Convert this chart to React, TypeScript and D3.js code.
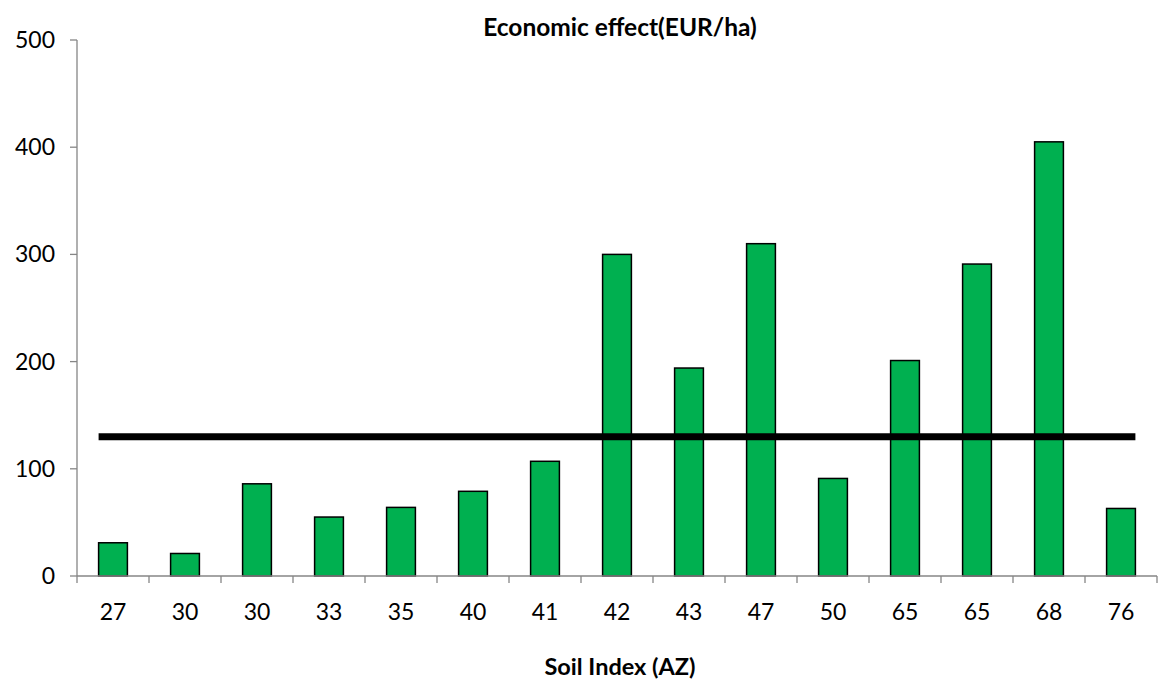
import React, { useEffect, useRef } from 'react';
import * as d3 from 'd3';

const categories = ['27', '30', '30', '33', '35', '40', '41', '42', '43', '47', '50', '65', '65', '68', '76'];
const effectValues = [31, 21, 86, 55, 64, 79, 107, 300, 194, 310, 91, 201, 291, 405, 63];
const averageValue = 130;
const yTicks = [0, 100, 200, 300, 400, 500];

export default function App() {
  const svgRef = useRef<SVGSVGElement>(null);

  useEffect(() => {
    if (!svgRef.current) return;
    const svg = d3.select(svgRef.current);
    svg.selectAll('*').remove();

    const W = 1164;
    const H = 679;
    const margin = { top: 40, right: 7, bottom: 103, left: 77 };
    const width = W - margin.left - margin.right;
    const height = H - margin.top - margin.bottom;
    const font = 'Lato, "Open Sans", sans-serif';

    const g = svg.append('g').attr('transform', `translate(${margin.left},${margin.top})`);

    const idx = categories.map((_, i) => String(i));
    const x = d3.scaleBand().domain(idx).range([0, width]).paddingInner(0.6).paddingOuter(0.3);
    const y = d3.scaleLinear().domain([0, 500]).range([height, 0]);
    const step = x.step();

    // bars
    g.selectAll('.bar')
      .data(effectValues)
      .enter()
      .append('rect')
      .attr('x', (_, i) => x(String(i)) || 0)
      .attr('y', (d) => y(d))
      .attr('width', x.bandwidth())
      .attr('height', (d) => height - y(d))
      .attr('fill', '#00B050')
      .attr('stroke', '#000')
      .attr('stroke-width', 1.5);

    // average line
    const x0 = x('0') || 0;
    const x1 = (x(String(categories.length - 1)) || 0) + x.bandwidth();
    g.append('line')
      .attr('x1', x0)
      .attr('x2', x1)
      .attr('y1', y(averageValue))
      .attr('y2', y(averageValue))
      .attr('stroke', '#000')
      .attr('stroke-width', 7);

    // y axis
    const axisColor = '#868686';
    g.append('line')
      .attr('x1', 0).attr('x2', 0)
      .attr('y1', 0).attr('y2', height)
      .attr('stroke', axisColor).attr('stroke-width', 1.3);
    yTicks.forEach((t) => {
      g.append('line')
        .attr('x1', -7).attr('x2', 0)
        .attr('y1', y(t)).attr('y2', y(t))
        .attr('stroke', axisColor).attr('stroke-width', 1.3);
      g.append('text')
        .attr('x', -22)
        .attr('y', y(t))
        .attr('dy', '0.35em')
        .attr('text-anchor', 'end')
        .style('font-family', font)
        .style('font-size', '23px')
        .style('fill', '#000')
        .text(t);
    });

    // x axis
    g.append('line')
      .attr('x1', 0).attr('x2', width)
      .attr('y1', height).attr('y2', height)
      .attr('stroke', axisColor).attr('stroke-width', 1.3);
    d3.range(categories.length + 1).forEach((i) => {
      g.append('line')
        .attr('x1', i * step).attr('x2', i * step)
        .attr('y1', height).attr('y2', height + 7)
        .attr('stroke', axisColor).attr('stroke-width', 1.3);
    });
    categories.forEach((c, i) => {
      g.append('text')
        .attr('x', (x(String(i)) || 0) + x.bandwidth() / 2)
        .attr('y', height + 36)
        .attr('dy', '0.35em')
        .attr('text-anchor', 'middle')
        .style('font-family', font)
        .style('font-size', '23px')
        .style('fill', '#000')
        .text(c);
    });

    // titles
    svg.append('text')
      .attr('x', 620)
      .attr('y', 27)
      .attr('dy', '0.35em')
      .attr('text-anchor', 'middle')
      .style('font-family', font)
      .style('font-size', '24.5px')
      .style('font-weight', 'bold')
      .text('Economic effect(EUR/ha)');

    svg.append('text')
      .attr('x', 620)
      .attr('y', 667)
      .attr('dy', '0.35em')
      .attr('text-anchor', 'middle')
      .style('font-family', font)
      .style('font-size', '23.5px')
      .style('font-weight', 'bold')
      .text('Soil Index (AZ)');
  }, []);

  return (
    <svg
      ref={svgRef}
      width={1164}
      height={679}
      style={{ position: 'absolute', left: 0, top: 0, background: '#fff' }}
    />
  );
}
+++++
_THE TASK_
Output a faithful copy of the data, with each picture left out.

_THE REPLY_
Convert this chart to React, TypeScript and D3.js code.
import React, { useEffect, useRef } from 'react';
import * as d3 from 'd3';

const categories = ['27', '30', '30', '33', '35', '40', '41', '42', '43', '47', '50', '65', '65', '68', '76'];
const effectValues = [31, 21, 86, 55, 64, 79, 107, 300, 194, 310, 91, 201, 291, 405, 63];
const averageValue = 130;
const yTicks = [0, 100, 200, 300, 400, 500];

export default function App() {
  const svgRef = useRef<SVGSVGElement>(null);

  useEffect(() => {
    if (!svgRef.current) return;
    const svg = d3.select(svgRef.current);
    svg.selectAll('*').remove();

    const W = 1164;
    const H = 679;
    const margin = { top: 40, right: 7, bottom: 103, left: 77 };
    const width = W - margin.left - margin.right;
    const height = H - margin.top - margin.bottom;
    const font = 'Lato, "Open Sans", sans-serif';

    const g = svg.append('g').attr('transform', `translate(${margin.left},${margin.top})`);

    const idx = categories.map((_, i) => String(i));
    const x = d3.scaleBand().domain(idx).range([0, width]).paddingInner(0.6).paddingOuter(0.3);
    const y = d3.scaleLinear().domain([0, 500]).range([height, 0]);
    const step = x.step();

    // bars
    g.selectAll('.bar')
      .data(effectValues)
      .enter()
      .append('rect')
      .attr('x', (_, i) => x(String(i)) || 0)
      .attr('y', (d) => y(d))
      .attr('width', x.bandwidth())
      .attr('height', (d) => height - y(d))
      .attr('fill', '#00B050')
      .attr('stroke', '#000')
      .attr('stroke-width', 1.5);

    // average line
    const x0 = x('0') || 0;
    const x1 = (x(String(categories.length - 1)) || 0) + x.bandwidth();
    g.append('line')
      .attr('x1', x0)
      .attr('x2', x1)
      .attr('y1', y(averageValue))
      .attr('y2', y(averageValue))
      .attr('stroke', '#000')
      .attr('stroke-width', 7);

    // y axis
    const axisColor = '#868686';
    g.append('line')
      .attr('x1', 0).attr('x2', 0)
      .attr('y1', 0).attr('y2', height)
      .attr('stroke', axisColor).attr('stroke-width', 1.3);
    yTicks.forEach((t) => {
      g.append('line')
        .attr('x1', -7).attr('x2', 0)
        .attr('y1', y(t)).attr('y2', y(t))
        .attr('stroke', axisColor).attr('stroke-width', 1.3);
      g.append('text')
        .attr('x', -22)
        .attr('y', y(t))
        .attr('dy', '0.35em')
        .attr('text-anchor', 'end')
        .style('font-family', font)
        .style('font-size', '23px')
        .style('fill', '#000')
        .text(t);
    });

    // x axis
    g.append('line')
      .attr('x1', 0).attr('x2', width)
      .attr('y1', height).attr('y2', height)
      .attr('stroke', axisColor).attr('stroke-width', 1.3);
    d3.range(categories.length + 1).forEach((i) => {
      g.append('line')
        .attr('x1', i * step).attr('x2', i * step)
        .attr('y1', height).attr('y2', height + 7)
        .attr('stroke', axisColor).attr('stroke-width', 1.3);
    });
    categories.forEach((c, i) => {
      g.append('text')
        .attr('x', (x(String(i)) || 0) + x.bandwidth() / 2)
        .attr('y', height + 36)
        .attr('dy', '0.35em')
        .attr('text-anchor', 'middle')
        .style('font-family', font)
        .style('font-size', '23px')
        .style('fill', '#000')
        .text(c);
    });

    // titles
    svg.append('text')
      .attr('x', 620)
      .attr('y', 27)
      .attr('dy', '0.35em')
      .attr('text-anchor', 'middle')
      .style('font-family', font)
      .style('font-size', '24.5px')
      .style('font-weight', 'bold')
      .text('Economic effect(EUR/ha)');

    svg.append('text')
      .attr('x', 620)
      .attr('y', 667)
      .attr('dy', '0.35em')
      .attr('text-anchor', 'middle')
      .style('font-family', font)
      .style('font-size', '23.5px')
      .style('font-weight', 'bold')
      .text('Soil Index (AZ)');
  }, []);

  return (
    <svg
      ref={svgRef}
      width={1164}
      height={679}
      style={{ position: 'absolute', left: 0, top: 0, background: '#fff' }}
    />
  );
}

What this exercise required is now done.